“YOU’re Cynthia?” she asked, obviously aghast. “You’re really not what I pictured Cynthia would look like.”

I know exactly what she means. People are supposed to look like their names, and it’s awfully disconcerting when they don’t.

Me, I’ve always thought a Cynthia should be a tall, willowy brunette with very long fingers, huge eyes, graceful arms and extremely prominent collarbones. Sort of like Audrey Hepburn, but taller, with hips. Cynthia has enormous, bee-stung red lips and thick, shiny hair that flows to her waist. She can be faintly treacherous; she’s usually the other woman in a divorce, she likes her martinis very dry, and she has a faint accent that could be British. Or maybe French.
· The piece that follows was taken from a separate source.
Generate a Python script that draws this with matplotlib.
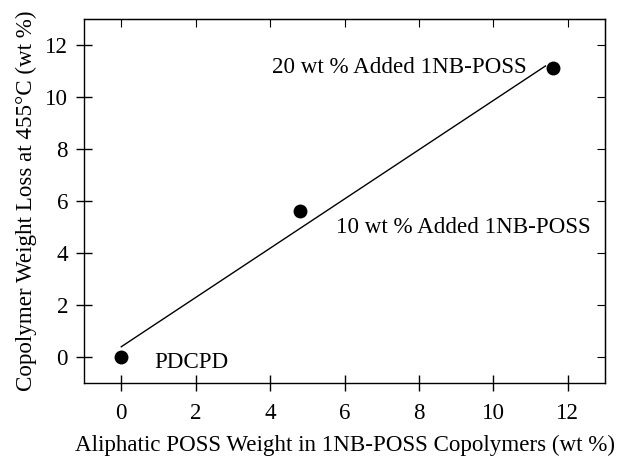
import numpy as np
import matplotlib
matplotlib.use("Agg")
import matplotlib.pyplot as plt

plt.rcParams["font.family"] = ["Liberation Serif", "DejaVu Serif"]

# Aliphatic POSS content vs. weight loss at 455 °C
poss_wt = [0.0, 4.8, 11.6]
weight_loss = [0.0, 5.6, 11.1]
point_labels = ["PDCPD", "10 wt % Added 1NB-POSS", "20 wt % Added 1NB-POSS"]
x_ticks = [0, 2, 4, 6, 8, 10, 12]
y_ticks = [0, 2, 4, 6, 8, 10, 12]

fig = plt.figure(figsize=(6.18, 4.58), dpi=100)
ax = fig.add_axes([0.136, 0.164, 0.843, 0.795])

# linear least-squares fit through the three samples
slope, intercept = np.polyfit(poss_wt, weight_loss, 1)
xf = np.array([0.0, 11.4])
ax.plot(xf, slope * xf + intercept, color="black", lw=1.0)

ax.plot(poss_wt, weight_loss, "o", color="black", ms=9, zorder=3)

fs = 16.6
ax.text(0.88, -0.42, point_labels[0], fontsize=fs, va="baseline", ha="left")
ax.text(5.76, 4.77, point_labels[1], fontsize=fs, va="baseline", ha="left")
ax.text(4.06, 10.92, point_labels[2], fontsize=fs, va="baseline", ha="left")

ax.set_xlim(-1, 13)
ax.set_ylim(-1, 13)
ax.set_xticks(x_ticks)
ax.set_yticks(y_ticks)

for side in ax.spines.values():
    side.set_linewidth(1.0)

ax.tick_params(axis="both", which="major", direction="inout", length=11,
               width=1.0, labelsize=fs)
ax.tick_params(axis="x", pad=9)
ax.tick_params(axis="y", pad=6)

# inward ticks on the opposite sides
ax_top = ax.secondary_xaxis("top")
ax_top.set_xticks(x_ticks)
ax_top.tick_params(direction="in", length=6, labeltop=False)
ax_right = ax.secondary_yaxis("right")
ax_right.set_yticks(y_ticks)
ax_right.tick_params(direction="in", length=6, labelright=False)

ax.set_xlabel("Aliphatic POSS Weight in 1NB-POSS Copolymers (wt %)", fontsize=fs, labelpad=8)
ax.set_ylabel("Copolymer Weight Loss at 455\u00b0C (wt %)", fontsize=fs, labelpad=6)

fig.savefig("out.png", dpi=100)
Since I’m a Cynthia and I sure as heck don’t fit THAT description, I’ve no idea where this comes from. Yet my head absolutely KNOWS all these names without even meeting their owners:

  • Brendas are always blonde, built and about to have a baby.
  • Shelbys are always from the south and like to wear yellow.
  • Johns have lantern jaws and a lot of chest and back hair.
  • Garys are red-headed with near-white eyebrows and they play a lot of tennis.
  • Cassandras wear caftans, are suspected of being mentally imbalanced, and swoop around parties calling, “Daaaaaaaahling….”
  • Simons always wear black, they like hats and they have no hair, which possibly explains the hats.
  • Patricias always have chocolate and very thin, straight hair, and they don’t talk much.
  • Nathans are sailors who live with their mothers and wind up marrying strippers.
  • Victorias are skinny, have black hair, freckles and very wide mouths, and they yell a lot.
  • Freds are into the outdoors and usually have twigs in their hair.
  • Dierdres have a permanent frown, blue eyes and like to complain about bad haircuts.

The fact that I know lots of people with these names and not ONE comes close to these descriptions is apparently irrelevant. If this is your name, my brain will assume you look like this until proved otherwise..at which point it starts calling everyone “hey–you!”

I dunno. Maybe I encountered these people in the movies, or in books. Maybe I have some weird genetic memory.

Or maybe my name is really Cassandra.